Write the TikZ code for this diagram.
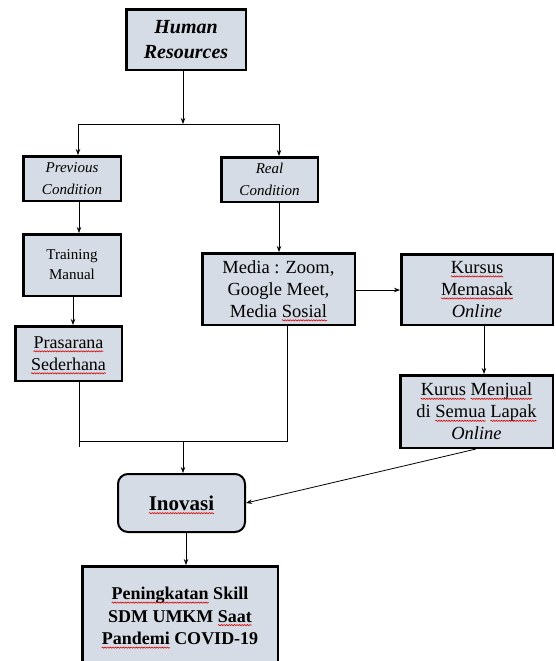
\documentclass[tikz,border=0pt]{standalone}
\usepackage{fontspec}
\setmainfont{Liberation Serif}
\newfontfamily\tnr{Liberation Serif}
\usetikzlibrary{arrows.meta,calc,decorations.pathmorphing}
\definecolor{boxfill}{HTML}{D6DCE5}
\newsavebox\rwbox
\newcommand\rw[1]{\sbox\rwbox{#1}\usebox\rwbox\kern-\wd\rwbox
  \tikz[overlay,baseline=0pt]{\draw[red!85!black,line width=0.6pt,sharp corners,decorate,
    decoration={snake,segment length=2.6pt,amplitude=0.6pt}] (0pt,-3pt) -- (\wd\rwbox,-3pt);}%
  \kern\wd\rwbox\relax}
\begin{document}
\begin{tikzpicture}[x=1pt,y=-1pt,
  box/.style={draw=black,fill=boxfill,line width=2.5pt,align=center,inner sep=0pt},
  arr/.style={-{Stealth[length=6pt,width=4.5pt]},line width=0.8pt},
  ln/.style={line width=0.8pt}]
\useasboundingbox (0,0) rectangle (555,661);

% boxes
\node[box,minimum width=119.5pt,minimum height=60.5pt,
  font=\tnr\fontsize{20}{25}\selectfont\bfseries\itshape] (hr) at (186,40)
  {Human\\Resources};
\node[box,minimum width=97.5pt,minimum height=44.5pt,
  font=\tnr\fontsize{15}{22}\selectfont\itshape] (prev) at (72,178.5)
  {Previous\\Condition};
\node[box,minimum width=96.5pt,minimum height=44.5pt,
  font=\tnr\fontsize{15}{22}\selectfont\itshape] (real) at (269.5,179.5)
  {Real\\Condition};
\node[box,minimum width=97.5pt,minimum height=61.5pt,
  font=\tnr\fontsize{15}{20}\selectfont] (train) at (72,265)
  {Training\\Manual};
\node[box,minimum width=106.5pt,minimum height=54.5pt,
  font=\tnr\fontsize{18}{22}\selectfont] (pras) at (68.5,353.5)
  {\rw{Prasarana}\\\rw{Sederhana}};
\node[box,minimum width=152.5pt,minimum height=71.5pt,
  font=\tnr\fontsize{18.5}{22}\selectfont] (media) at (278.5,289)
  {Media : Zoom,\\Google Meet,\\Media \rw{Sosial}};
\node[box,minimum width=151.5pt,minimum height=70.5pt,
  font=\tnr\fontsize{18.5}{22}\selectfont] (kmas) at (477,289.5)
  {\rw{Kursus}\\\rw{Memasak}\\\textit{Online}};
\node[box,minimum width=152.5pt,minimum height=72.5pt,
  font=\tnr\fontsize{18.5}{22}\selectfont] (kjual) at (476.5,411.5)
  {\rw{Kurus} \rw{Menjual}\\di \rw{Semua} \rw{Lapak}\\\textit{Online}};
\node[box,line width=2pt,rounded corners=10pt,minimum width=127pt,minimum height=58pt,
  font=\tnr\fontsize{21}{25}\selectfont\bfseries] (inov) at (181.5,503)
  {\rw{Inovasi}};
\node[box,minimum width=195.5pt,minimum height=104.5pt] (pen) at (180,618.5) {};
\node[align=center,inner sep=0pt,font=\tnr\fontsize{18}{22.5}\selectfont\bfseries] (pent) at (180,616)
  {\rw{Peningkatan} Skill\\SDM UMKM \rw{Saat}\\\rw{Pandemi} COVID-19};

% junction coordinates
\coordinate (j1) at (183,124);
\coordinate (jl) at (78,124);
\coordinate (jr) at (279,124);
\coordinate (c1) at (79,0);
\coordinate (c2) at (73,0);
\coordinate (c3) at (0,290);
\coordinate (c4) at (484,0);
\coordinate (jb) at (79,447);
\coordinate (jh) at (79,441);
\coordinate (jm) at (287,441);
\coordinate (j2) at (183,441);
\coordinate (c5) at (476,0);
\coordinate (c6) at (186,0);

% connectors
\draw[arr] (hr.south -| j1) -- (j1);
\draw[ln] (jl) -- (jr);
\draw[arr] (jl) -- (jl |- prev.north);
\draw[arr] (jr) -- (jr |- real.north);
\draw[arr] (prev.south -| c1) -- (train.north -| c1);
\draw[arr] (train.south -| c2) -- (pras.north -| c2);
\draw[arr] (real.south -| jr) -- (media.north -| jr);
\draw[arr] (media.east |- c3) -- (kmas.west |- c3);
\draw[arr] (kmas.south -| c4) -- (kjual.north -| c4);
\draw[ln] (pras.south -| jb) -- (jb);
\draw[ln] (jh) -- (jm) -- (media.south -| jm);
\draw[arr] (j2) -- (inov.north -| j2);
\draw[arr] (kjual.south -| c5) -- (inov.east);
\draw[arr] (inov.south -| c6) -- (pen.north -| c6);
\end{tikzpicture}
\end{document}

...

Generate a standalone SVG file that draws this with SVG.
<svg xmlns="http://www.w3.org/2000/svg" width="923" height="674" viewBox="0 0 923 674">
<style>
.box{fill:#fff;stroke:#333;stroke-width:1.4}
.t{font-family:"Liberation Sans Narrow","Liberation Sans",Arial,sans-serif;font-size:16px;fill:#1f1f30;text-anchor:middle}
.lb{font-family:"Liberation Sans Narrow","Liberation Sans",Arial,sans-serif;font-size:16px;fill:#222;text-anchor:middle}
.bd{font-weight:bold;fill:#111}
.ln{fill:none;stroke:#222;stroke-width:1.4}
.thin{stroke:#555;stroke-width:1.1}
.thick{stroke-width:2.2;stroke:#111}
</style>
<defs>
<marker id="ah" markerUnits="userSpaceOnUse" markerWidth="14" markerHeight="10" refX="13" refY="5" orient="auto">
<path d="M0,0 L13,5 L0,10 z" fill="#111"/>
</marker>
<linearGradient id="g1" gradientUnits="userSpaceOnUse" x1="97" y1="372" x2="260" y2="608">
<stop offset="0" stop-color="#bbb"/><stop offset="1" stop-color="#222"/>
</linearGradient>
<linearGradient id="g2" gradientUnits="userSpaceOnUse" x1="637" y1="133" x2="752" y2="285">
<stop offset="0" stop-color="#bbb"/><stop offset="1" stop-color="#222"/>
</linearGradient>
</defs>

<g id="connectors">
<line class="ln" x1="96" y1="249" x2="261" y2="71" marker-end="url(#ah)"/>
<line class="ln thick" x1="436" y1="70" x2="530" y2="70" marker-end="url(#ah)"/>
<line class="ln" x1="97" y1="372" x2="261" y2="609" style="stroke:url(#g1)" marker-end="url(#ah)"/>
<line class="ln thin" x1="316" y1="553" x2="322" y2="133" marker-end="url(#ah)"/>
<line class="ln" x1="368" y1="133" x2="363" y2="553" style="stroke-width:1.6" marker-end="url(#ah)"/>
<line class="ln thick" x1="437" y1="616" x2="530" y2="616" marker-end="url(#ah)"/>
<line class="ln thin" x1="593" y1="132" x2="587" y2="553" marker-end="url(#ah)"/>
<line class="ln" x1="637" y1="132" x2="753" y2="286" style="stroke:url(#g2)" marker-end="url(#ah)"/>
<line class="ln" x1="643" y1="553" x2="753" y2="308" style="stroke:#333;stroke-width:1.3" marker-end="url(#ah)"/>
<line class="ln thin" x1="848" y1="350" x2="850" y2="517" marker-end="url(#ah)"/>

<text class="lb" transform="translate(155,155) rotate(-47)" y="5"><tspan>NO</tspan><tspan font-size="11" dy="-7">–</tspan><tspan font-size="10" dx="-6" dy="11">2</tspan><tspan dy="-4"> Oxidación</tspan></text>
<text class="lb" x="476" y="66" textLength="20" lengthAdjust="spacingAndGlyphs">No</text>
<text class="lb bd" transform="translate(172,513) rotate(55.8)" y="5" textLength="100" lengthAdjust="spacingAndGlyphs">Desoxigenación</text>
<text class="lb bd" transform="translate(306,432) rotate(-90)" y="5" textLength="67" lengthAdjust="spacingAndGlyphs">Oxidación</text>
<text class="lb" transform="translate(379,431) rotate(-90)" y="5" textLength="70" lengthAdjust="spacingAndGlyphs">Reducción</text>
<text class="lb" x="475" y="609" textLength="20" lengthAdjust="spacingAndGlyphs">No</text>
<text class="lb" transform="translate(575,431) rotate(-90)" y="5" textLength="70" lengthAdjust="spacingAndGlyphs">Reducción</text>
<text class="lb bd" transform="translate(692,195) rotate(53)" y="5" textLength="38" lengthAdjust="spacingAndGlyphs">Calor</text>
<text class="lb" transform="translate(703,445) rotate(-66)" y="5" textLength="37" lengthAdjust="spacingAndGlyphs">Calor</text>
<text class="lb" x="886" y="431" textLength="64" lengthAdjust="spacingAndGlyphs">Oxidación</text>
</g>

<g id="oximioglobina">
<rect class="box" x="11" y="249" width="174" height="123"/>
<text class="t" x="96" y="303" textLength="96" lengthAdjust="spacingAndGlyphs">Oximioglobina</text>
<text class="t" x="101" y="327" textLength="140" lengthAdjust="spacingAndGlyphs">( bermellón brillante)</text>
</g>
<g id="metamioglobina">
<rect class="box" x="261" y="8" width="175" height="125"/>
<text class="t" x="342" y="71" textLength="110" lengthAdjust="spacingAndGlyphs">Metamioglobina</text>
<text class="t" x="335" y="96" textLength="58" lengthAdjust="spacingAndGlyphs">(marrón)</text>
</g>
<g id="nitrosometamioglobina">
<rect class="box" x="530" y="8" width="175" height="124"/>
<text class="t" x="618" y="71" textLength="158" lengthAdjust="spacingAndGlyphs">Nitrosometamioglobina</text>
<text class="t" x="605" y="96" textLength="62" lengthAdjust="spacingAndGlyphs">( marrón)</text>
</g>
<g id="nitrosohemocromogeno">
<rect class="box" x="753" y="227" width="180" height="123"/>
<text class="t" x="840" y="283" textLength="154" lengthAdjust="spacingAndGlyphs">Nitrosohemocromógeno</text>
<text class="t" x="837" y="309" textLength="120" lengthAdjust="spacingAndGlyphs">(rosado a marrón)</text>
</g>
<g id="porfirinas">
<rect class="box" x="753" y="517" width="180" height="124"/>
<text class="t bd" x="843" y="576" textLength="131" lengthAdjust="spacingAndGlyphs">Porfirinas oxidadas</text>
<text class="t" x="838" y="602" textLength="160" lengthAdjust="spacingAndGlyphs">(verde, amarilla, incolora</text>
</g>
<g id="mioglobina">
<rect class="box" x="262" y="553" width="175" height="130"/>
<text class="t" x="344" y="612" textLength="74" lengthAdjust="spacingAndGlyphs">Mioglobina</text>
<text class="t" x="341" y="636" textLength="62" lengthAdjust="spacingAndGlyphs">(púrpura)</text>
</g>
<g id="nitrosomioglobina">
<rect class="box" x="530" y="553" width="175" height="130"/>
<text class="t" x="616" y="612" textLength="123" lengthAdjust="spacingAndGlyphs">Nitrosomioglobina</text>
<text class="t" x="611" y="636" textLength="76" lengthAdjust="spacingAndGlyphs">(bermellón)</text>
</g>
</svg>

Problem details: Write out word for word the lines above that run from the one with "Write the TikZ code for this diagram." to the one with "(0,0) rectangle (555,661);". Include both end lines; exclude the images.

Answer to the task:
Write the TikZ code for this diagram.
\documentclass[tikz,border=0pt]{standalone}
\usepackage{fontspec}
\setmainfont{Liberation Serif}
\newfontfamily\tnr{Liberation Serif}
\usetikzlibrary{arrows.meta,calc,decorations.pathmorphing}
\definecolor{boxfill}{HTML}{D6DCE5}
\newsavebox\rwbox
\newcommand\rw[1]{\sbox\rwbox{#1}\usebox\rwbox\kern-\wd\rwbox
  \tikz[overlay,baseline=0pt]{\draw[red!85!black,line width=0.6pt,sharp corners,decorate,
    decoration={snake,segment length=2.6pt,amplitude=0.6pt}] (0pt,-3pt) -- (\wd\rwbox,-3pt);}%
  \kern\wd\rwbox\relax}
\begin{document}
\begin{tikzpicture}[x=1pt,y=-1pt,
  box/.style={draw=black,fill=boxfill,line width=2.5pt,align=center,inner sep=0pt},
  arr/.style={-{Stealth[length=6pt,width=4.5pt]},line width=0.8pt},
  ln/.style={line width=0.8pt}]
\useasboundingbox (0,0) rectangle (555,661);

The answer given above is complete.